[Source code of charts]
━━━━━━
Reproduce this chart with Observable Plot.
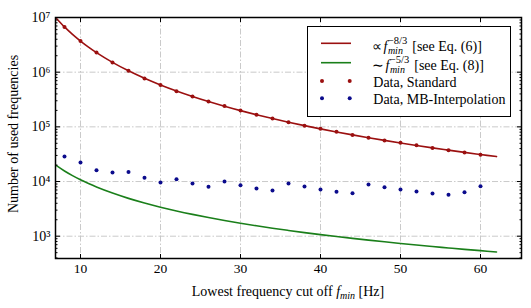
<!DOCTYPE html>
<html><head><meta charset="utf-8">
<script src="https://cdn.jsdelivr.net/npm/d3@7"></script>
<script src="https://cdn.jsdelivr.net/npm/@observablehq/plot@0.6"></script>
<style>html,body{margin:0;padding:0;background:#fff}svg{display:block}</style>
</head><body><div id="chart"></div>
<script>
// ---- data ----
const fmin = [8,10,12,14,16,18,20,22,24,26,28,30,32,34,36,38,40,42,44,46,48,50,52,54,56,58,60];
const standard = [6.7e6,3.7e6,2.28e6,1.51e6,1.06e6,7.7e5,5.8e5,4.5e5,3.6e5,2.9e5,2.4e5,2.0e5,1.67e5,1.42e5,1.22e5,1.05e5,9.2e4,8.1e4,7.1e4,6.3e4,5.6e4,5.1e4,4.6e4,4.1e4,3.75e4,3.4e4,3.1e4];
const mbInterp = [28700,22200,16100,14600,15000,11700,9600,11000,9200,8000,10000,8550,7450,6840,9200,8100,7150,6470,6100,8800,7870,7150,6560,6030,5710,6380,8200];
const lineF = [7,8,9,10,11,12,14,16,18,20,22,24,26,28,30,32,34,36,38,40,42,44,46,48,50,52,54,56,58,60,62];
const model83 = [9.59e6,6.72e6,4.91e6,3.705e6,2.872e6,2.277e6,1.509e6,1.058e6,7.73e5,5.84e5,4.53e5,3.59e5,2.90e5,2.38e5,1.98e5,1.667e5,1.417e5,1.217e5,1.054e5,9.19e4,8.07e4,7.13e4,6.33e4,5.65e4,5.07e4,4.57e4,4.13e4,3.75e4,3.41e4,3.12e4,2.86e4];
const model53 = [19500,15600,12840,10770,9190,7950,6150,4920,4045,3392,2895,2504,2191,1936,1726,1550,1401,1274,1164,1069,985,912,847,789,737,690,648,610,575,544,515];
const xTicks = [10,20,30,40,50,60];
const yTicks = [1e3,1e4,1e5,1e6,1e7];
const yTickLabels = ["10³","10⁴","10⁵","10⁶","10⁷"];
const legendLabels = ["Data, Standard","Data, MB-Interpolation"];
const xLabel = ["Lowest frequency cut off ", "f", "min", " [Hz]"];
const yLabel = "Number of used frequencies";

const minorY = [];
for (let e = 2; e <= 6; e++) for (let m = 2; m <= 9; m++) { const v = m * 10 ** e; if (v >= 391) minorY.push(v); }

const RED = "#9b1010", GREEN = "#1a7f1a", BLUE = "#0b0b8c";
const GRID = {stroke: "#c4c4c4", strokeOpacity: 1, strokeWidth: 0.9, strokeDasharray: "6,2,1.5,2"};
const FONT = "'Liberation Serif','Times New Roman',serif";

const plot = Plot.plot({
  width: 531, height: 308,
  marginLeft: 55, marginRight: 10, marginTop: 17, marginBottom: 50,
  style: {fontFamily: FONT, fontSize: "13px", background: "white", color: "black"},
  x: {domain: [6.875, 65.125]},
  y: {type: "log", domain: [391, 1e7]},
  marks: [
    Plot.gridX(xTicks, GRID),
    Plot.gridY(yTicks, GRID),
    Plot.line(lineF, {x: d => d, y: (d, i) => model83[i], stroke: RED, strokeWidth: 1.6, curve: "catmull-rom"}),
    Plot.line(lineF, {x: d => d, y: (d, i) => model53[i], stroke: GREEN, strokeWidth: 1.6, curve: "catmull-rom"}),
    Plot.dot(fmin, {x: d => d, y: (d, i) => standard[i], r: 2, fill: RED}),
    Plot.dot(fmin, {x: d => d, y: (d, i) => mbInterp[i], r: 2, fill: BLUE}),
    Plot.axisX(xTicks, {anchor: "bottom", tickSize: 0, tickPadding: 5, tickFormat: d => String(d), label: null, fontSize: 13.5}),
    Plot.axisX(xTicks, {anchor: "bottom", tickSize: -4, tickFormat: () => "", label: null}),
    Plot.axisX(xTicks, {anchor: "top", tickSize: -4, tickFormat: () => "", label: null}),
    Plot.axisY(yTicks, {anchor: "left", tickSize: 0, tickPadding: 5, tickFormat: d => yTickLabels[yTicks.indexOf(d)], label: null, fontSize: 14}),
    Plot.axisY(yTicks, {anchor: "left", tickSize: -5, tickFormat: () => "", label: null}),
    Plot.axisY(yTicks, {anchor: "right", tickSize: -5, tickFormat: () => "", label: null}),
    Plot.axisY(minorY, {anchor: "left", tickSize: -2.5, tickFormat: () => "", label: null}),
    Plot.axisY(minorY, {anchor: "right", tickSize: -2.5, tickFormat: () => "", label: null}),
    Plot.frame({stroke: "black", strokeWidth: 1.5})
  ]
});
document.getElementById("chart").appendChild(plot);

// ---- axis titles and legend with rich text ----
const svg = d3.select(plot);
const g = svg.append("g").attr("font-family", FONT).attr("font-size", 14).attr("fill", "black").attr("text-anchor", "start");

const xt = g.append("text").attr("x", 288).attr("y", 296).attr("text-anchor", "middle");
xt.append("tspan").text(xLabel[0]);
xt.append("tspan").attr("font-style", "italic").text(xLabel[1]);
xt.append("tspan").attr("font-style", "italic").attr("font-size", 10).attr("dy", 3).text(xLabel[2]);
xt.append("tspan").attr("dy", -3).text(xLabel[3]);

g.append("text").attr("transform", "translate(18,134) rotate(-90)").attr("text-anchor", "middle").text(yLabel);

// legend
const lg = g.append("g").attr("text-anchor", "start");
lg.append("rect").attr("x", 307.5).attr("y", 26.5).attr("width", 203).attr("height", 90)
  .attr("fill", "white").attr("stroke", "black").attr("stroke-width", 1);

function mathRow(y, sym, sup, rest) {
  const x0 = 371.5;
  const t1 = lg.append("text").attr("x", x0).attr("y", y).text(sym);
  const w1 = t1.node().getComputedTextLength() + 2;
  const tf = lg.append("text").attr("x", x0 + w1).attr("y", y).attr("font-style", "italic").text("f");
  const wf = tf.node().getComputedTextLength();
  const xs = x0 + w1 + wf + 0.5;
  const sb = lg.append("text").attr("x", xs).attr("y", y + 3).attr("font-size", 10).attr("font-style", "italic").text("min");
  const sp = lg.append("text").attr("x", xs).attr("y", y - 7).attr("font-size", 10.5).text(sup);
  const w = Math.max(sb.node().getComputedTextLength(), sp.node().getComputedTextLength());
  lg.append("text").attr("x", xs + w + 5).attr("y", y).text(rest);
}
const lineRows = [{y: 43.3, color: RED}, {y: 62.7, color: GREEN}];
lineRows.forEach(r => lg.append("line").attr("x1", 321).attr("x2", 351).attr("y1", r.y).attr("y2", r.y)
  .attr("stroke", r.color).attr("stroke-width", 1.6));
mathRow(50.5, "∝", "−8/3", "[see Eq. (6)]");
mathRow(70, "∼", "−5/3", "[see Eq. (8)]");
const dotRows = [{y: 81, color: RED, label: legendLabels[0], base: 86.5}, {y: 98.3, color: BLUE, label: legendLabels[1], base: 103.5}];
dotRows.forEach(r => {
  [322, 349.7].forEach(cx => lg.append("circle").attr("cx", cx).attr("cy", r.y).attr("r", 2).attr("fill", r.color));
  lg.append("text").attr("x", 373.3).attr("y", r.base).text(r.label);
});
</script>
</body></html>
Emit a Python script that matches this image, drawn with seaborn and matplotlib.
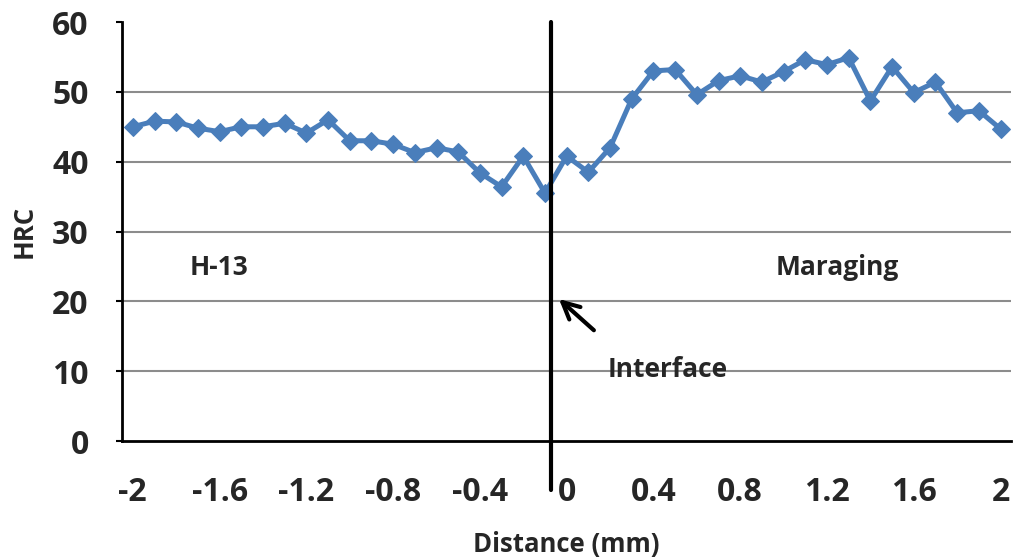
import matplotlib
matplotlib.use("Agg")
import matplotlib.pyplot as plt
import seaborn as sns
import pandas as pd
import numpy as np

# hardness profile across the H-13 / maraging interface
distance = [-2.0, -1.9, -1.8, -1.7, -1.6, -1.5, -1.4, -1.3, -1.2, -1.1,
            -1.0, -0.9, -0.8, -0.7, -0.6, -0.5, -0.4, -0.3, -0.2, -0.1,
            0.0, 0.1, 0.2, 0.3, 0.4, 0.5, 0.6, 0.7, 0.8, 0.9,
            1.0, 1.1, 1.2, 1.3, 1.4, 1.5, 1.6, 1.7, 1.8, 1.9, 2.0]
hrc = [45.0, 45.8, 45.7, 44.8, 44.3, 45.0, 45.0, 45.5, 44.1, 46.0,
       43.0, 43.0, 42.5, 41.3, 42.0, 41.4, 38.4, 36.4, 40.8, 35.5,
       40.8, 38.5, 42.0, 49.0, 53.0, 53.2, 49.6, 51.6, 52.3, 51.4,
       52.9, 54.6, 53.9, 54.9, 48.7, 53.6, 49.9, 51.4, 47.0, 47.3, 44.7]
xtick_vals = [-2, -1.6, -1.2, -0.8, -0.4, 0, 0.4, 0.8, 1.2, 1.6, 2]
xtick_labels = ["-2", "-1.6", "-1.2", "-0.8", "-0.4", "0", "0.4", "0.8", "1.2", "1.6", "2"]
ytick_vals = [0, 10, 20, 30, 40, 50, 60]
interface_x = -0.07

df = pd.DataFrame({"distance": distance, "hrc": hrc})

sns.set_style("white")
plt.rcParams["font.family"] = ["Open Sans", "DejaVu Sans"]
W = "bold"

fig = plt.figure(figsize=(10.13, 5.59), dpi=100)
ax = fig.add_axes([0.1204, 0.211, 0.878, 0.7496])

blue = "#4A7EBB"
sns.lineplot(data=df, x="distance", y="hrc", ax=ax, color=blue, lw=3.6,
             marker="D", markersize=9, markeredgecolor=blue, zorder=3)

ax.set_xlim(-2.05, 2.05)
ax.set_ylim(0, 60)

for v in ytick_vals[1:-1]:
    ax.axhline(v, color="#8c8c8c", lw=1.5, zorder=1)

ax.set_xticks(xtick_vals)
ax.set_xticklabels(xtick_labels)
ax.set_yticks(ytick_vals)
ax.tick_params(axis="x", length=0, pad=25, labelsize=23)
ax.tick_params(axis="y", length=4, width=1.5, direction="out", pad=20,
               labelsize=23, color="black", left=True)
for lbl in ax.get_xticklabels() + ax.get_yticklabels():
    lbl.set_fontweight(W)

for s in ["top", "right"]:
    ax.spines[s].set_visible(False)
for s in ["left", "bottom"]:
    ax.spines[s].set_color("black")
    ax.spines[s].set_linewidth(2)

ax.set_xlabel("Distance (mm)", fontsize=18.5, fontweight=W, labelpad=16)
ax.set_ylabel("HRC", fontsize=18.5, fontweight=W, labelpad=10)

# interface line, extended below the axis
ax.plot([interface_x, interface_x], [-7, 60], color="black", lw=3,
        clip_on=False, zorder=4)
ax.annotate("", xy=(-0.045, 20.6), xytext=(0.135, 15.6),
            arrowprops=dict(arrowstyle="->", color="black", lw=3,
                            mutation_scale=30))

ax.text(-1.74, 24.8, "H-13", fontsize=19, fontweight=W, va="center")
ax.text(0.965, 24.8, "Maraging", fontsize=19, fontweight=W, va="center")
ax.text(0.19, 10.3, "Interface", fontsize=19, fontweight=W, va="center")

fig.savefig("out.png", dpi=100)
━━━━━━
**Objective**:
Make an exact copy of the lines from the one containing "Emit a Python" to the one containing "import numpy as np", keeping both and leaving out every picture.

**Reply to the task**:
Emit a Python script that matches this image, drawn with seaborn and matplotlib.
import matplotlib
matplotlib.use("Agg")
import matplotlib.pyplot as plt
import seaborn as sns
import pandas as pd
import numpy as np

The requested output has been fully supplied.